U.S. Pat. No. 5,479,560 discloses dividing an audio signal into several frequency bands and amplifying relatively strongly those frequency bands with large energy and reducing the others. This is proposed because speech includes a succession of phonemes. Phonemes include a plurality of frequencies. These are especially amplified in the region of the resonance frequencies of the mouth and throat. A frequency band with such a spectral peak value is known as a formant. Formants are especially important for recognition of phonemes and, thus, speech. One principle of improving the intelligibility of speech is to amplify the peak values or formants of the frequency spectrum of an audio signal and attenuate the errors coming in between. For an adult man, the fundamental frequency of speech is approximately 60 to 250 Hz. The first four formants assigned are at 500 Hz, 1500 Hz, 2500 Hz, and 3500 Hz.

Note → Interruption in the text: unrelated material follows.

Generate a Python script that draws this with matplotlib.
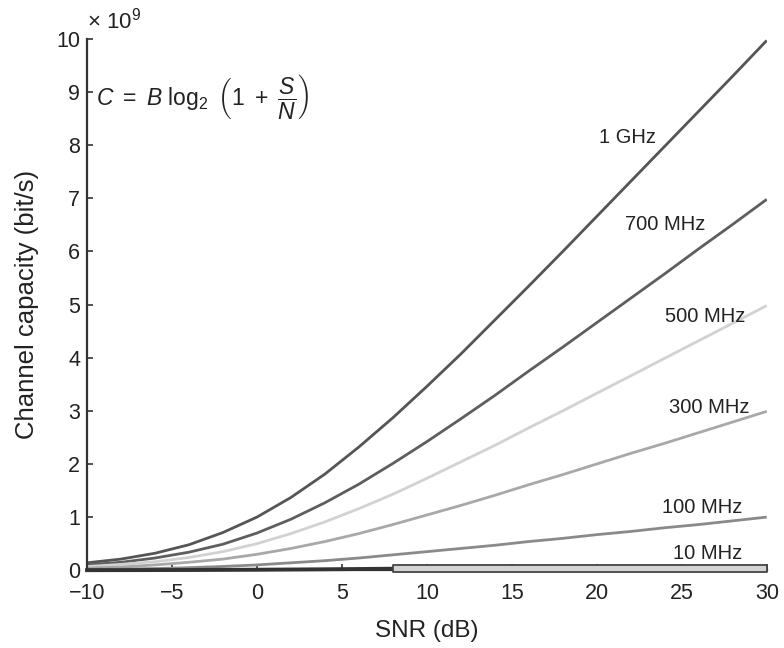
import numpy as np
import matplotlib
matplotlib.use("Agg")
import matplotlib.pyplot as plt

plt.rcParams['font.family'] = ['Liberation Sans', 'DejaVu Sans']
plt.rcParams['mathtext.fontset'] = 'custom'
plt.rcParams['mathtext.rm'] = 'Liberation Sans'
plt.rcParams['mathtext.it'] = 'Liberation Sans:italic'

# SNR in dB
snr = [-10, -8, -6, -4, -2, 0, 2, 4, 6, 8, 10, 12, 14, 16, 18, 20, 22, 24, 26, 28, 30]

# Channel capacity in units of 1e9 bit/s
cap_1ghz = [0.14, 0.21, 0.32, 0.48, 0.71, 1.00, 1.37, 1.81, 2.32, 2.87, 3.46,
            4.07, 4.71, 5.35, 6.00, 6.66, 7.32, 7.98, 8.64, 9.30, 9.97]
cap_700 = [0.10, 0.15, 0.23, 0.34, 0.49, 0.70, 0.96, 1.27, 1.62, 2.01, 2.42,
           2.85, 3.29, 3.75, 4.20, 4.66, 5.12, 5.58, 6.05, 6.51, 6.98]
cap_500 = [0.07, 0.11, 0.16, 0.24, 0.35, 0.50, 0.69, 0.91, 1.16, 1.43, 1.73,
           2.04, 2.35, 2.68, 3.00, 3.33, 3.66, 3.99, 4.32, 4.65, 4.98]
cap_300 = [0.04, 0.06, 0.10, 0.15, 0.21, 0.30, 0.41, 0.54, 0.69, 0.86, 1.04,
           1.22, 1.41, 1.61, 1.80, 2.00, 2.20, 2.39, 2.59, 2.79, 2.99]
cap_100 = [0.014, 0.021, 0.032, 0.048, 0.071, 0.10, 0.14, 0.18, 0.23, 0.29, 0.35,
           0.41, 0.47, 0.54, 0.60, 0.67, 0.73, 0.80, 0.86, 0.93, 1.00]
cap_10 = [0.0014, 0.0021, 0.0032, 0.0048, 0.0071, 0.010, 0.014, 0.018, 0.023, 0.029, 0.035,
          0.041, 0.047, 0.054, 0.060, 0.067, 0.073, 0.080, 0.086, 0.093, 0.100]

labels = ['1 GHz', '700 MHz', '500 MHz', '300 MHz', '100 MHz', '10 MHz']
label_pos = [(21.8, 8.14), (24.0, 6.5), (26.35, 4.78), (26.6, 3.07), (26.2, 1.19), (26.5, 0.32)]
colors = ['#555555', '#5e5e5e', '#d2d2d2', '#a8a8a8', '#8a8a8a', '#333333']

xticks = [-10, -5, 0, 5, 10, 15, 20, 25, 30]
yticks = [0, 1, 2, 3, 4, 5, 6, 7, 8, 9, 10]

fig = plt.figure(figsize=(7.84, 6.48), dpi=100)
ax = fig.add_axes([0.111, 0.120, 0.867, 0.820])

snr_a = np.array(snr)
series = [cap_1ghz, cap_700, cap_500, cap_300, cap_100]
for vals, col in zip(series, colors[:5]):
    ax.plot(snr_a, vals, color=col, lw=2.0, solid_capstyle='butt')

c10 = np.array(cap_10)
low = snr_a <= 8
ax.plot(snr_a[low], c10[low], color=colors[5], lw=2.8, clip_on=False)
high = snr_a >= 8
ax.fill_between(snr_a[high], -0.03, c10.max(), facecolor='#d4d4d4',
                edgecolor='#444444', lw=1.3, clip_on=False, zorder=3)

for lab, (lx, ly) in zip(labels, label_pos):
    ax.text(lx, ly, lab, ha='center', va='center', fontsize=14.5, color='#222222')

ax.text(-9.5, 8.9, r'$C\ =\ B\ \log_2\ \left(1\ +\ \dfrac{S}{N}\right)$', ha='left', va='center',
        fontsize=16.5, color='#222222')

ax.set_xlim(-10, 30)
ax.set_ylim(0, 10)
ax.set_xticks(xticks)
ax.set_yticks(yticks)
ax.set_xticklabels([('\u2212' + str(-t)) if t < 0 else str(t) for t in xticks])
ax.tick_params(direction='in', length=4, width=1.2, labelsize=15.5, colors='#333333',
               labelcolor='#222222')
ax.tick_params(axis='x', pad=9)
ax.tick_params(axis='y', pad=5)
for s in ['top', 'right']:
    ax.spines[s].set_visible(False)
for s in ['left', 'bottom']:
    ax.spines[s].set_linewidth(1.6)
    ax.spines[s].set_color('#333333')

ax.set_xlabel('SNR (dB)', fontsize=17.5, color='#222222', labelpad=12)
ax.set_ylabel('Channel capacity (bit/s)', fontsize=18.5, color='#222222', labelpad=12)
ax.text(0.0, 1.01, r'$\times\ 10^9$', transform=ax.transAxes, ha='left', va='bottom',
        fontsize=16, color='#222222')

fig.savefig('out.png', dpi=100)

Such circuit arrangements and procedure make speech contained in an audio signal more understandable than other components contained in the audio signal. But at the same time, signal components not containing speech are also altered or distorted. Another drawback to the methods and circuit arrangements is that these continuously improve or process rigidly fixed speech components, frequency components, or the like. Thus, signal components not containing speech are also altered or distorted at times when the audio signal contains no speech or speech components.

Therefore, there is a need for a technique that processes speech within an audio signal while reducing the altering and distortion of the audio signal component not containing speech.

SUMMARY OF THE INVENTION

According to an aspect of the invention, speech components contained in an audio signal are detected and a control signal indicative of the presence of speech is generated and provided to a speech processing device. The speech processing device also receives the audio signal and processes the audio signal to improve its quality if the control signal indicates that the audio signal includes speech.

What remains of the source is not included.